Published: 2013-12-13 17:33:00
Updated: 2013-12-13 17:37:39
Posted December 13, 2013
By Tony Rice
The Geminid meteor shower peaks this weekend, but Friday night will probably be our only night to enjoy the show. Clouds are expected to move in early Saturday morning.
The Geminids are the last big meteor shower of the year. The rate of meteors observed has been as high as 150 meteors per hour. Many astronomers list it as their favorite not just because it tends to produce a higher number of visible meteors and the relatively slow speed the meteors travel across the sky, but also because their source is so weird.

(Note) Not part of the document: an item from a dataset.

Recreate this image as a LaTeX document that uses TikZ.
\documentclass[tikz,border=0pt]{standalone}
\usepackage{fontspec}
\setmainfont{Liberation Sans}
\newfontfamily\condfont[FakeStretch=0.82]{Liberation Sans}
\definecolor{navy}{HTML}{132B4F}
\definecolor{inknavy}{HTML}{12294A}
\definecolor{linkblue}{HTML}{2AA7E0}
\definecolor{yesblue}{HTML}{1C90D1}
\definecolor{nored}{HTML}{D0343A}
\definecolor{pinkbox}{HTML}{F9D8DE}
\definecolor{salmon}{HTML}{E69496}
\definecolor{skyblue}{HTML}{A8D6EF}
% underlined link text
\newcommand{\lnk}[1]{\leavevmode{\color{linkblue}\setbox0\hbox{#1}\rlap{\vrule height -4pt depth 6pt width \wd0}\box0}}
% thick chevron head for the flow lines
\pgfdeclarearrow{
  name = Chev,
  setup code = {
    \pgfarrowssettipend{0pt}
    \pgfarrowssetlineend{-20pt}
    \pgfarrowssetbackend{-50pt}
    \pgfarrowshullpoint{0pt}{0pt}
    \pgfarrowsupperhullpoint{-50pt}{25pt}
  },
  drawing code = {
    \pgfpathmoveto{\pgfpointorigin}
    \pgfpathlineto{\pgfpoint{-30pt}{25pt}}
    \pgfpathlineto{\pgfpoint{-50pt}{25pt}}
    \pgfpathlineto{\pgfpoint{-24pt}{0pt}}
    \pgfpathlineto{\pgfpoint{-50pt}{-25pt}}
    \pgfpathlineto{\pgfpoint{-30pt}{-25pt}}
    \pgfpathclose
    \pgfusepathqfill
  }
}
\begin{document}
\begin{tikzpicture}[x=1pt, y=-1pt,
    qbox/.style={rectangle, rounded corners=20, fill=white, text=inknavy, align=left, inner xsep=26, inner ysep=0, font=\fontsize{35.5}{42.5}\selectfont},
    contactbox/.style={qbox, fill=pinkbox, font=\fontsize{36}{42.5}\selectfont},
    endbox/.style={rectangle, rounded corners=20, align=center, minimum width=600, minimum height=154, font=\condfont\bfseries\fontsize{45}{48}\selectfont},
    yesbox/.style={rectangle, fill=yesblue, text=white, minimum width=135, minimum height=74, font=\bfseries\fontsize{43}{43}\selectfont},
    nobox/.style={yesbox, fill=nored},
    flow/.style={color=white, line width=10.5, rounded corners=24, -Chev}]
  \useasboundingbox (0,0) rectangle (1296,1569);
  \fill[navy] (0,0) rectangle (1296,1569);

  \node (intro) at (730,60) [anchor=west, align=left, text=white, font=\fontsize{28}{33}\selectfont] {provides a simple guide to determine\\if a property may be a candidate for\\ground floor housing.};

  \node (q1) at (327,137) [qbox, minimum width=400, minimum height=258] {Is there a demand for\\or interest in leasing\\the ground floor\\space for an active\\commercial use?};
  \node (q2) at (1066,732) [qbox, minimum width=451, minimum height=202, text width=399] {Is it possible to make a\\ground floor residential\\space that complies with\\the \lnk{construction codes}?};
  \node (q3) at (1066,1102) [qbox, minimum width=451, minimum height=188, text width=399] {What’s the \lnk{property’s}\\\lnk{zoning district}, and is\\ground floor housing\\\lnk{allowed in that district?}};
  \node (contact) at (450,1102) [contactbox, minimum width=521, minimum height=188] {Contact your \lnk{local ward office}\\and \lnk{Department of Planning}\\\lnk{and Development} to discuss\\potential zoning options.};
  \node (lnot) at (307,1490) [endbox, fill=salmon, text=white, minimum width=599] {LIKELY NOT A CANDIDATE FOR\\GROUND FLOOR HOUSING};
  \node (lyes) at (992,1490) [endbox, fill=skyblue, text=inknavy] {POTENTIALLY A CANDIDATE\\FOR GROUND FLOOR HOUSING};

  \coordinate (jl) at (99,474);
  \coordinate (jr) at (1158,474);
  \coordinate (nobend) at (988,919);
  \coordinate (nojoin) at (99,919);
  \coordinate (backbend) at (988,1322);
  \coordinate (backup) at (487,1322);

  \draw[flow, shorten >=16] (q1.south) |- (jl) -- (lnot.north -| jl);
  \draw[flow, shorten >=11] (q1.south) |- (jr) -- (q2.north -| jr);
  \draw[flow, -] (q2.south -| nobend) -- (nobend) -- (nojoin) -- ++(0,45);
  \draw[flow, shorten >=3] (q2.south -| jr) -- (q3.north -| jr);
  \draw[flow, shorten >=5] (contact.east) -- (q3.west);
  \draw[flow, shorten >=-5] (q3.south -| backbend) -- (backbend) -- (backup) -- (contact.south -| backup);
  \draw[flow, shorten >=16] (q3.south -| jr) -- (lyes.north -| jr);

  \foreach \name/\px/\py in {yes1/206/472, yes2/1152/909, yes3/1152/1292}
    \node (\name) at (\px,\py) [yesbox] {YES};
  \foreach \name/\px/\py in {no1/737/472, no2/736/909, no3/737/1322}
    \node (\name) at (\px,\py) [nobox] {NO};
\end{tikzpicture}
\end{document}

Unlike August's Persieds, October's Orionids, or April's Lyrids, December's Geminids originate from dust and rock spewing from an asteroid rather than a comet. Asteroid 3200 Phaethon was discovered in 1983 by NASA's IRAS space telescope. Astronomers think that heating from the sun is causing it to break down, leaving a trail of rock and dust behind. As Earth passes through that trail, we are treated to meteors or "shooting stars."

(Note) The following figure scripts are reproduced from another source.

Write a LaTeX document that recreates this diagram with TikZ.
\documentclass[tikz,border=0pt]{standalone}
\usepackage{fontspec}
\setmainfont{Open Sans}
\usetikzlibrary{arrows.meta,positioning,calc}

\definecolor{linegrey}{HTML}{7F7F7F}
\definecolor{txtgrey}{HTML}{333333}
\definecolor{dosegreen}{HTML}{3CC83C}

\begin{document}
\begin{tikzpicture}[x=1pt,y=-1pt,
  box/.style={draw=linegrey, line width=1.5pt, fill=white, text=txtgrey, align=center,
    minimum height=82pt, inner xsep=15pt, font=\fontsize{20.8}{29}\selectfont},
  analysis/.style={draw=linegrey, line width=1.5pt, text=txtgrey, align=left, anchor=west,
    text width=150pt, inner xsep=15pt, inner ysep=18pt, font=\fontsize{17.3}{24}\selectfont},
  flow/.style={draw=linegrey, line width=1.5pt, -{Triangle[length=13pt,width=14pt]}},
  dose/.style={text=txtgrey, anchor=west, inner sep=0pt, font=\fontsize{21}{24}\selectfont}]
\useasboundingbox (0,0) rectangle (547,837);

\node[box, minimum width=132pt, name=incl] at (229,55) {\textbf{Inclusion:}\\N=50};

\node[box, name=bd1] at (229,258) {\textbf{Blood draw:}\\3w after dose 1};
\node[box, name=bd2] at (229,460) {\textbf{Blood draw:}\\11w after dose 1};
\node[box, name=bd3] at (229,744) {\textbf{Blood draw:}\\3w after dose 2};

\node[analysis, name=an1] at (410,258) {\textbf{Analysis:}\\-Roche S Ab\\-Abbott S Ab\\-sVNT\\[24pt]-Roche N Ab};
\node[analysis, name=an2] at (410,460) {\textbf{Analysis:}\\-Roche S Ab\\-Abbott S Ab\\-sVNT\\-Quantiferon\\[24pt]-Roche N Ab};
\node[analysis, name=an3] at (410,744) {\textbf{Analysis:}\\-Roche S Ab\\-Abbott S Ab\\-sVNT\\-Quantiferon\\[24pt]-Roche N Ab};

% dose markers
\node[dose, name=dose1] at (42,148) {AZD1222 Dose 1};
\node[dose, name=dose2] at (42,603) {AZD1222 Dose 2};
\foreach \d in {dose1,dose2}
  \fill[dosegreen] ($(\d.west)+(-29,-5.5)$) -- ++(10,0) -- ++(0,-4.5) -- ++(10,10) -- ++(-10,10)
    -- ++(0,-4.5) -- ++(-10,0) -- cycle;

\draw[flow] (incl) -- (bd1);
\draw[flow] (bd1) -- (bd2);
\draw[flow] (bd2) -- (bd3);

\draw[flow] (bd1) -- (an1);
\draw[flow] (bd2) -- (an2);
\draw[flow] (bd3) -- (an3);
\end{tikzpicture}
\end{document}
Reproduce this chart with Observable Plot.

However, this weekend's nearly full moon will make seeing dimmer meteors a challenge, reducing expectations to 40 - 60 meteors visible per hour. Here in North Carolina, clouds are expected to move in after midnight and further spoil our view. By the prime meteor viewing hours between 4am and dawn, mostly cloudy skies are expected.
Though conditions are less than ideal, it is still worth going outside to catch the cosmic display. Give yourself a few minutes to allow your eyes to adjust to the darkness, and you will see much more.
Bundle up, temperatures are expected to be in the high 30s around midnight, dipping close to freezing overnight. I find a steaming cup of hot chocolate enhances my ability to spot meteors as well, especially the Geminids.
Meteors will appear to radiate from above Castor and Pollux, the bright stars of the constellation Gemini, but may appear anywhere in the sky. The even brighter object to the right is Jupiter. A decent pair of binoculars will reveal Jupiter's moons Ganymede (above the planet), Io (just below) and Europa (further below).
Even with the clouds and the moon getting in the way of the show, you can still experience it online from the warmth of your home. The Slooh online observatory begins a free online viewing of the event from their website as well as their free iPhone/iPad app beginning at 5:30 pm EST from their all-sky camera in the Canary Islands off Africa. The webcast will be hosted by astronomer Bob Berman.
NASA will also have a live chat from 11 pm EST to 3 am EST with astronomer Bill Cooke answering questions. The webcast will include a feed of the all-sky camera over the Marshall Space Flight Center in Huntsville, Ala.